# STATED TASK
Reproduce word for word the lines from the beginning of the entries to the line with "import seaborn as sns", both included, but none of the pictures.

══ SOURCE RECORDS ══

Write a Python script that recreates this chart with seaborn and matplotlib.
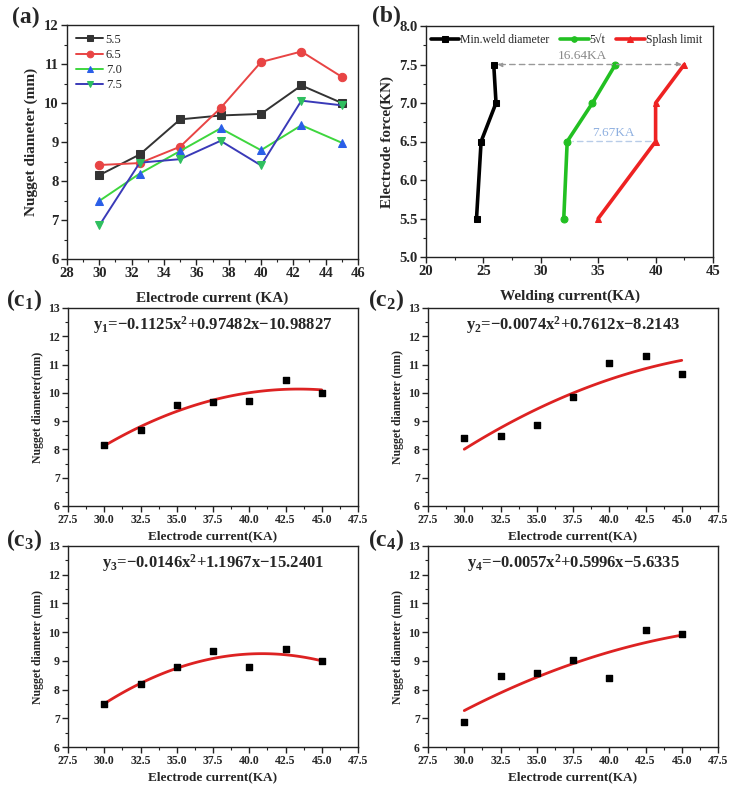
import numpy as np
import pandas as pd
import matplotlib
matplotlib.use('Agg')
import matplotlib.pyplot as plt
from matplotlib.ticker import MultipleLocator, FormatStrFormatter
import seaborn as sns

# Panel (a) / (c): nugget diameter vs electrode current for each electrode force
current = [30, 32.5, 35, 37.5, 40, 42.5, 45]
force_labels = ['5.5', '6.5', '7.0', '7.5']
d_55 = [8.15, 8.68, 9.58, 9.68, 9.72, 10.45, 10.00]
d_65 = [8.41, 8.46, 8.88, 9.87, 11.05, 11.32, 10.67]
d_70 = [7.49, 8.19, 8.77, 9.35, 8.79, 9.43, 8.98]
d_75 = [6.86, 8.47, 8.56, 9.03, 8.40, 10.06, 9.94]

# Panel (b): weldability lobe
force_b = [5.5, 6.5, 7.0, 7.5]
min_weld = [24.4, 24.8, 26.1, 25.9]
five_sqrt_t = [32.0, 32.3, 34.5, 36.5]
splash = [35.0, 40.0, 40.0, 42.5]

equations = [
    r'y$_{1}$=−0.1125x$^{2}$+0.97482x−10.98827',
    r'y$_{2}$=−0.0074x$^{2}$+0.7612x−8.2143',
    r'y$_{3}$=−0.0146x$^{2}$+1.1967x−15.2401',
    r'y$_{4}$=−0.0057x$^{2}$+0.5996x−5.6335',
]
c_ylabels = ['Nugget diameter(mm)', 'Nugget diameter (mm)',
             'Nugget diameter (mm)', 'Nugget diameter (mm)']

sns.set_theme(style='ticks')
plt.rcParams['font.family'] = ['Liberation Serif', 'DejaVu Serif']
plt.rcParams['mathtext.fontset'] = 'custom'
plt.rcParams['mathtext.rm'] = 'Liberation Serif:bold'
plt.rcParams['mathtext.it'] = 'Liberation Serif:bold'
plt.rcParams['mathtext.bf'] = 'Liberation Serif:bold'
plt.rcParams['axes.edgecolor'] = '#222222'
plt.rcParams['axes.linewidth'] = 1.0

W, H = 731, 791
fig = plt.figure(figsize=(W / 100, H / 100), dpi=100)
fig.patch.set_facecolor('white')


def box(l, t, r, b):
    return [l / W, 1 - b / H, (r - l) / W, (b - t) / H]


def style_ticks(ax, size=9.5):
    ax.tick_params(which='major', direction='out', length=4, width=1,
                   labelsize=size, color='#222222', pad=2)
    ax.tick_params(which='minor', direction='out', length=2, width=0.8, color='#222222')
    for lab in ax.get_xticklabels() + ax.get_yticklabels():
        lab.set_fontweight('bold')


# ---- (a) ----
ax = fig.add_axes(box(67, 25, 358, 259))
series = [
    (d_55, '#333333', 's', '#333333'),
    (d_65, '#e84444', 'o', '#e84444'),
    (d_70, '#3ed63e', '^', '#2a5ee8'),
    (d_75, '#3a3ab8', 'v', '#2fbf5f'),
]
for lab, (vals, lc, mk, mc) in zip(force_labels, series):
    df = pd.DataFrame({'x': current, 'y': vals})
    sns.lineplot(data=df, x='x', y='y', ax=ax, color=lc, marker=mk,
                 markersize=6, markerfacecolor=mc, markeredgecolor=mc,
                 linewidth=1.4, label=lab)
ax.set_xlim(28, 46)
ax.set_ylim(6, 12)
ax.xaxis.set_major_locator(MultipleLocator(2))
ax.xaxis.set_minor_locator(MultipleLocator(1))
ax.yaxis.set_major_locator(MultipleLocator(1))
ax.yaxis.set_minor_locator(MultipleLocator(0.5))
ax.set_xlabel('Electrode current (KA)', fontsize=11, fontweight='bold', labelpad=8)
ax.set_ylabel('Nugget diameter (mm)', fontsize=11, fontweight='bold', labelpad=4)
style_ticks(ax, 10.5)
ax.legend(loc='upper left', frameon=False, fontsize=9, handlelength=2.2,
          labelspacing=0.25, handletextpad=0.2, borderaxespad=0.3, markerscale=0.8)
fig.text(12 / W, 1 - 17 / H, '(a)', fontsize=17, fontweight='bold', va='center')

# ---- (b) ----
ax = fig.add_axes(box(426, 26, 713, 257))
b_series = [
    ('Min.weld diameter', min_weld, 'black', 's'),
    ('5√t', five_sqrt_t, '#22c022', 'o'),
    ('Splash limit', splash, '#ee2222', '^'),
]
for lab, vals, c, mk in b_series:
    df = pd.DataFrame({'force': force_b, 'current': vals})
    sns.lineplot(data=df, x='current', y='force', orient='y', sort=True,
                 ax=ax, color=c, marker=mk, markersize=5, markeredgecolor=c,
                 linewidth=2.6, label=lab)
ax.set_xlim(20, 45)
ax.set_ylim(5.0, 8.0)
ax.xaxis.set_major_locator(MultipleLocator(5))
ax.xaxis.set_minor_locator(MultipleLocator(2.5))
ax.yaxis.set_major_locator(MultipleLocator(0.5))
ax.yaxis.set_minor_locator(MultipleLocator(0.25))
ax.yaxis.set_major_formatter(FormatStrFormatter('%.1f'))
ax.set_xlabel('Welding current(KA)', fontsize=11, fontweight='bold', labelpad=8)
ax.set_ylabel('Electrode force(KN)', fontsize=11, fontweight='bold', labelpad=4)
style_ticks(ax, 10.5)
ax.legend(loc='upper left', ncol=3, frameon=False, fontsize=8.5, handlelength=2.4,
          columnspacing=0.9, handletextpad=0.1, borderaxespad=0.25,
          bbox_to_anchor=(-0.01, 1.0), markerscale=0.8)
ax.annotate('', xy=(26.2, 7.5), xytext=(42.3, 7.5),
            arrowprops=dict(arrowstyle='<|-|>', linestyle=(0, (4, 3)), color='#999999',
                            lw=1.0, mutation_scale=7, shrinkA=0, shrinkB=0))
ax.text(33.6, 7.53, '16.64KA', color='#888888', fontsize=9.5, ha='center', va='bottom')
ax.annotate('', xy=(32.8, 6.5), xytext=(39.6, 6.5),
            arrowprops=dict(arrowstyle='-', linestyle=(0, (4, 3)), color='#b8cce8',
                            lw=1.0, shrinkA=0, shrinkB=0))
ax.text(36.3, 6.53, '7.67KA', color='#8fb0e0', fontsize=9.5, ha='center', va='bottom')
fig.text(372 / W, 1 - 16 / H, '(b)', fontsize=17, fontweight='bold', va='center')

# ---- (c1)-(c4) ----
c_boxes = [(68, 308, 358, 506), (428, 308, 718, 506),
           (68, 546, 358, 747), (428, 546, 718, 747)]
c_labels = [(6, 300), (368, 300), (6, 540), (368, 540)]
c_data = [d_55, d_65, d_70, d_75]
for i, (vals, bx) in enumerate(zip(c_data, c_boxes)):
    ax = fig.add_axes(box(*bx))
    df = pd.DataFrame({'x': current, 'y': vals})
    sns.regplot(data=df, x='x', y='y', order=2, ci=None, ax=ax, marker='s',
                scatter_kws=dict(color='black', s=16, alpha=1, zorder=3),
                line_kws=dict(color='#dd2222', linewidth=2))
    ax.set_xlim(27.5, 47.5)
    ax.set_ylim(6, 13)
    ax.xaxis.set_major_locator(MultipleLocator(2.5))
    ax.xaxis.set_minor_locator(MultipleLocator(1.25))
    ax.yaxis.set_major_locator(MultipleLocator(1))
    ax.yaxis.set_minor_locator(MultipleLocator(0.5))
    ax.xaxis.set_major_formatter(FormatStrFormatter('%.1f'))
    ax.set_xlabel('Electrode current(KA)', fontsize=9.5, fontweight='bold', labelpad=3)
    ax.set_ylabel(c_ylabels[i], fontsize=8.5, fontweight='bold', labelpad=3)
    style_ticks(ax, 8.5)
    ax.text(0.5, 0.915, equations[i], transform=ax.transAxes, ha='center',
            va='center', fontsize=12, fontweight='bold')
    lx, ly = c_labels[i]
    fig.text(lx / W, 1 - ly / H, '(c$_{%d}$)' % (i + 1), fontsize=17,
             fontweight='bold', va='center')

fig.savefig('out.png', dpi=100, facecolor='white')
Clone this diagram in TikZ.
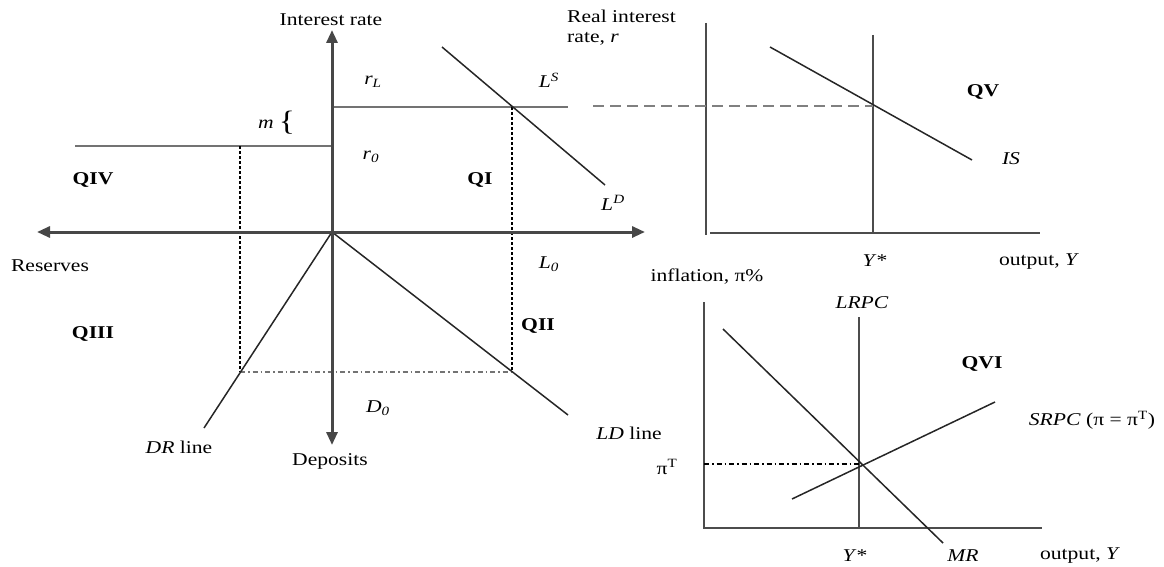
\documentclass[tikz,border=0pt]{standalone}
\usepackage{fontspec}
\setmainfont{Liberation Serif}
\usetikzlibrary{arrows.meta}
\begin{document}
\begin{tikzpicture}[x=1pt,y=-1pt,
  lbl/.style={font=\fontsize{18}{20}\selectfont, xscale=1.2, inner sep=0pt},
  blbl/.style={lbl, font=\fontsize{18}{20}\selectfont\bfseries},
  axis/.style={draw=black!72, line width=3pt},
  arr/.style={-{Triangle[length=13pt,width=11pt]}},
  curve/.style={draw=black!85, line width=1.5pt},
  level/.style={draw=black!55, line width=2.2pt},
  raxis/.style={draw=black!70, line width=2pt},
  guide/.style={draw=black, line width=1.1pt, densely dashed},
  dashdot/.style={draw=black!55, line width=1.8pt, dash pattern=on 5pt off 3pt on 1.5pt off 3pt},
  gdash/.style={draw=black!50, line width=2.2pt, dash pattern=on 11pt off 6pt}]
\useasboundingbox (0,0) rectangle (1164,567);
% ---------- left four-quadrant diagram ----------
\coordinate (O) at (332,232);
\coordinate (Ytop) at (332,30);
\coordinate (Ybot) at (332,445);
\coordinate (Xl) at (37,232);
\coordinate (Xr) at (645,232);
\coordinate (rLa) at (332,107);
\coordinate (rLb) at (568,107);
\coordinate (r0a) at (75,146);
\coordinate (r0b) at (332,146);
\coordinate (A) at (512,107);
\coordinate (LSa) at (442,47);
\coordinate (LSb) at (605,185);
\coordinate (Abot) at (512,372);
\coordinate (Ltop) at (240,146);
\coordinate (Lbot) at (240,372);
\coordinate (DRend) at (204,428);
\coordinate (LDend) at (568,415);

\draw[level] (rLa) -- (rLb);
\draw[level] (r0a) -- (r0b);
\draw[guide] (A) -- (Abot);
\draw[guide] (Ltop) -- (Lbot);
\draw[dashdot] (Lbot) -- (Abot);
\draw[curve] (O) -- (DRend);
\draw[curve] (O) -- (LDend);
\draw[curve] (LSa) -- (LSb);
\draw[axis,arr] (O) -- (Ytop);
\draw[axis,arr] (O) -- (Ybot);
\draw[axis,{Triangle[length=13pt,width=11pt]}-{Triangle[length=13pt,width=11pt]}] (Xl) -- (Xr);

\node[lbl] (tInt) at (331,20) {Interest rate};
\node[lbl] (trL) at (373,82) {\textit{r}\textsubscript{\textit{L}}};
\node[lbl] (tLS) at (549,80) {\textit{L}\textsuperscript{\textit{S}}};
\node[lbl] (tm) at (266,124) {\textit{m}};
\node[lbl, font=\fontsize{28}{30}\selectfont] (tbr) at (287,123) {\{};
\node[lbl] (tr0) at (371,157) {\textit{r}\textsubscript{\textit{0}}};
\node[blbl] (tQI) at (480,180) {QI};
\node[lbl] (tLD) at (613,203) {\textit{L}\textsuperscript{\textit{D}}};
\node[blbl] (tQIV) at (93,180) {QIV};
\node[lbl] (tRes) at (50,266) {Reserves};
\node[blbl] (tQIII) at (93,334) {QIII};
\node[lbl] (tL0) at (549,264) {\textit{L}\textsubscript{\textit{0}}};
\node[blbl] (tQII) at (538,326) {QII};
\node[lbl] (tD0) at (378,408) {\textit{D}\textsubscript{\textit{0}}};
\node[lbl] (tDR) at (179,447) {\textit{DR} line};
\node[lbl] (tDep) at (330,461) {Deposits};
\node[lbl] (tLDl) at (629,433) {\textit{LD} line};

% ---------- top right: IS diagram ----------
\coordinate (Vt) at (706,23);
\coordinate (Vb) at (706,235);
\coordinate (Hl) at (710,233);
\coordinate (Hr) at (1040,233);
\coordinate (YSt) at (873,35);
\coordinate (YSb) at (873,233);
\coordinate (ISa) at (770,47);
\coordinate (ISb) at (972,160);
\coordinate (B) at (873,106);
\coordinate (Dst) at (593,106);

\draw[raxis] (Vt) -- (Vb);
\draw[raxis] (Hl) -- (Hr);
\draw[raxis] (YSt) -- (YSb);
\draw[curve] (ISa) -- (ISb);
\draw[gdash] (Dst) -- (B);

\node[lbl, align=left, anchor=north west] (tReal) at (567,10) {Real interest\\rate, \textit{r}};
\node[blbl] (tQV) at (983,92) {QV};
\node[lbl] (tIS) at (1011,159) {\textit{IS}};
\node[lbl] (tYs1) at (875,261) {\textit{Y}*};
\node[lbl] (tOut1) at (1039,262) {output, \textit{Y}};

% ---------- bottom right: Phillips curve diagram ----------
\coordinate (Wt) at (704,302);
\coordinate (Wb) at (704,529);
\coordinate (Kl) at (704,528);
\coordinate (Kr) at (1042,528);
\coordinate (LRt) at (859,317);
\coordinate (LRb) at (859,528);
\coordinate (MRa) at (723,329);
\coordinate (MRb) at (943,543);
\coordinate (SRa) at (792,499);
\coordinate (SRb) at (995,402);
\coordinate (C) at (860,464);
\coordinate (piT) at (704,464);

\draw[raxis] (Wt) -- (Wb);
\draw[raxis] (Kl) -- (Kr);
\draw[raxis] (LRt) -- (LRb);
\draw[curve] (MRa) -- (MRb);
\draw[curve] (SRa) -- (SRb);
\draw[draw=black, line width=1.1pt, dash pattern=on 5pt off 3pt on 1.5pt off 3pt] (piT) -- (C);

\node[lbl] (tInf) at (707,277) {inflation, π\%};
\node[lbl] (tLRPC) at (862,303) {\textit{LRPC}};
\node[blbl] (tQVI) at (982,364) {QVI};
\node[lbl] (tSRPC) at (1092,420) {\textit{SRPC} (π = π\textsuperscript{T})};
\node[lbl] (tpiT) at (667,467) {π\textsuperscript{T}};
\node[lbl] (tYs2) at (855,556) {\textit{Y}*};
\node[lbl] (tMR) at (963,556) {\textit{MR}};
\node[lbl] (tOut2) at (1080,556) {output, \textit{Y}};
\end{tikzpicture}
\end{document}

═══

# THE RESPONSE
Write a Python script that recreates this chart with seaborn and matplotlib.
import numpy as np
import pandas as pd
import matplotlib
matplotlib.use('Agg')
import matplotlib.pyplot as plt
from matplotlib.ticker import MultipleLocator, FormatStrFormatter
import seaborn as sns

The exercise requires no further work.